Alegaram para o efeito que em 12.1.2006 celebraram com os réus um contrato-promessa tendo por objecto o prédio sito no em …, inscrito na matriz sob os n.os 1392 e 2199 e pertencente aos autores, que prometeram vendê-lo pelo preço de €50.000. Na data do contrato, os réus entregaram aos autores da quantia €1.130, a título de sinal e princípio de pagamento, tendo fixado a partir dessa data a sua residência no prédio. Sucede que o prédio não tem licença de habitabilidade, facto que era conhecido de todas as partes. Para obter essa licença e poder celebrar a escritura, é necessário demolir uns anexos existentes no prédio, o que os réus não permitem. Os réus permanecem na habitação sem pagar qualquer contrapartida.

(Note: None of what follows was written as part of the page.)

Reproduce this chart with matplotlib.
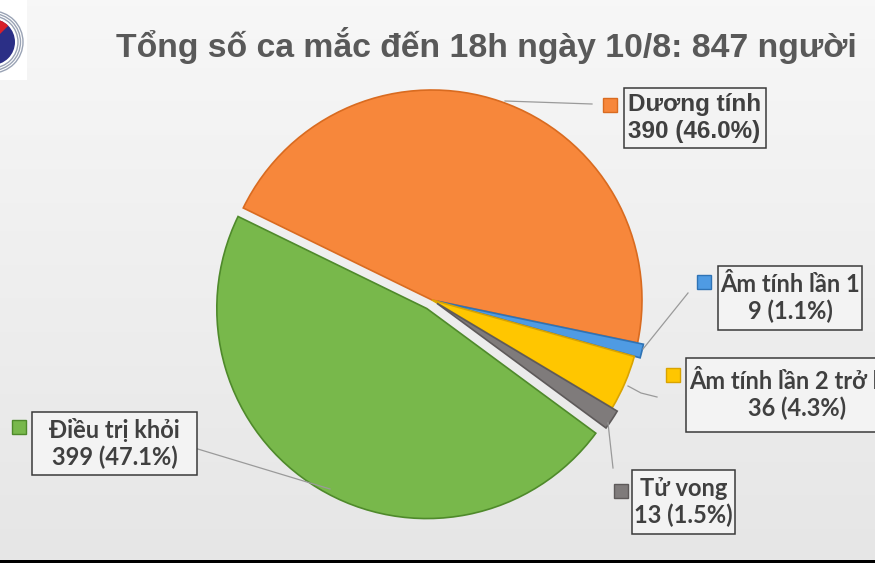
import numpy as np
import matplotlib
matplotlib.use("Agg")
import matplotlib.pyplot as plt
from matplotlib.patches import Rectangle, Circle, Wedge

# data
labels = ["Dương tính", "Âm tính lần 1", "Âm tính lần 2 trở lên", "Tử vong", "Điều trị khỏi"]
values = [390, 9, 36, 13, 399]
colors = ["#F7873B", "#4F9BE3", "#FFC600", "#7F7B7B", "#78B84B"]
edges = ["#D96B20", "#2F73B5", "#D9A300", "#5E5A5A", "#4F8A2B"]
explode = [0, 6, 0, 6, 10]  # in pixels, pie offsets are absolute
title = "Tổng số ca mắc đến 18h ngày 10/8: 847 người"

W, H = 875, 563
fig = plt.figure(figsize=(W / 100, H / 100), dpi=100)
ax = fig.add_axes([0, 0, 1, 1])

# background gradient
grad = np.linspace(0, 1, 100).reshape(-1, 1)
ax.imshow(grad, extent=[0, W, 0, H], cmap=matplotlib.colors.LinearSegmentedColormap.from_list(
    "bg", ["#e6e6e6", "#f7f7f7"]), origin="lower", aspect="auto", zorder=0)

def py(y):
    # pixel row -> axes y
    return H - y

wedges, _ = ax.pie(values, colors=colors, explode=explode, startangle=154,
                   counterclock=False, center=(432, py(300)), radius=210,
                   wedgeprops=dict(linewidth=1.2))
for w, ec in zip(wedges, edges):
    w.set_edgecolor(ec)
    w.set_zorder(2)

total = sum(values)
pct = [v / total * 100 for v in values]

# label boxes: (box x0, y0, x1, y1), marker (x, y), text align
boxes = [
    ((624, 88, 766, 148), (603, 98), "left"),
    ((718, 266, 862, 330), (697, 275), "center"),
    ((686, 358, 890, 432), (666, 368), "center"),
    ((632, 470, 735, 534), (614, 484), "center"),
    ((32, 412, 197, 475), (12, 420), "center"),
]
leaders = [
    [(505, 101), (592, 104)],
    [(643, 349), (688, 293)],
    [(628, 386), (641, 393), (657, 397)],
    [(608, 423), (613, 468)],
    [(168, 440), (330, 489)],
]
fonts = [["Liberation Sans", "DejaVu Sans"]] + [["Lato", "Noto Sans", "DejaVu Sans"]] * 4
sizes = [17.5, 17, 17, 17, 17]

for i in range(len(labels)):
    (x0, y0, x1, y1), (mx, my), ha = boxes[i]
    ax.add_patch(Rectangle((x0, py(y1)), x1 - x0, y1 - y0, facecolor="#f3f3f3",
                           edgecolor="#3a3a3a", linewidth=1.1, zorder=4))
    ax.add_patch(Rectangle((mx, py(my + 14)), 14, 14, facecolor=colors[i],
                           edgecolor=edges[i], linewidth=1, zorder=4))
    pts = leaders[i]
    ax.plot([p[0] for p in pts], [py(p[1]) for p in pts], color="#9a9a9a",
            linewidth=0.9, zorder=3)
    txt = "%s\n%d (%.1f%%)" % (labels[i], values[i], pct[i])
    tx = x0 + 4 if ha == "left" else (x0 + x1) / 2
    if i == 2:
        tx = 797
    ax.text(tx, py((y0 + y1) / 2), txt, ha=ha, va="center", fontsize=sizes[i],
            fontweight="bold", color="#404040", family=fonts[i],
            multialignment="center" if ha == "center" else "left",
            linespacing=1.2, zorder=5)

# title
ax.text(486, py(46), title, ha="center", va="center", fontsize=24.3,
        fontweight="bold", color="#595959",
        family=["Liberation Sans", "DejaVu Sans"], zorder=5)

# logo in corner
ax.add_patch(Rectangle((0, py(80)), 27, 80, facecolor="white", edgecolor="none", zorder=1))
for r in [31, 28.5, 26]:
    ax.add_patch(Circle((-8, py(42)), r, facecolor="none", edgecolor="#9aa3b5",
                        linewidth=1, zorder=2))
ax.add_patch(Circle((-8, py(42)), 23, facecolor="#2b2f86", edgecolor="none", zorder=2))
ax.add_patch(Wedge((-8, py(42)), 23, 45, 135, facecolor="#d8202a", edgecolor="none", zorder=2))

# bottom dark bar
ax.add_patch(Rectangle((0, 0), W, 3.5, facecolor="black", edgecolor="none", zorder=6))

ax.set_xlim(0, W)
ax.set_ylim(0, H)
ax.set_aspect("auto")
ax.axis("off")

fig.savefig("out.png", dpi=100)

Os réus contestaram por impugnação e excepção e deduziram reconvenção.

Invocaram a nulidade do contrato por não conter a assinatura do réu marido ou o reconhecimento presencial das assinaturas dos outorgantes e não existir exibição da licença de utilização do prédio. Alegaram, ainda, que a autora logo disponibilizou o prédio para ser habitado pela ré e sua família, entregando-lhe as chaves. Os réus desconheciam que o prédio não tinha licença de utilização. A ré mulher após a assinatura do contrato dirigiu-se ao banco para iniciar processo de empréstimo, tendo despendido a quantia de €250. O prédio prometido vender está implantado em área da RAN e da REN e no corredor non aedificandi da futura …. Nunca os réus foram interpelados para demolir construções, nem para a realização da escritura. Além do sinal, os réus entregaram aos autores a quantia de €400 para ajudar nas despesas. Os réus realizaram benfeitorias no prédio, pavimentaram o logradouro e construíram fossa séptica, no que despenderam €500. Compraram mobiliário adequado à habitação. Os réus nunca poderão adquirir o imóvel, por culpa exclusiva dos autores.

Concluem pedindo o reconhecimento da nulidade do contrato-promessa e a improcedência da acção, com a absolvição dos réus dos pedidos. Em reconvenção, pedem que o contrato seja declarado resolvido, por causa imputável aos autores, sendo os autores condenados a pagarem o sinal em dobro, a despesa de €250 pelo processo bancário, a quantia de €500 pelas benfeitorias e a quantia de € 400.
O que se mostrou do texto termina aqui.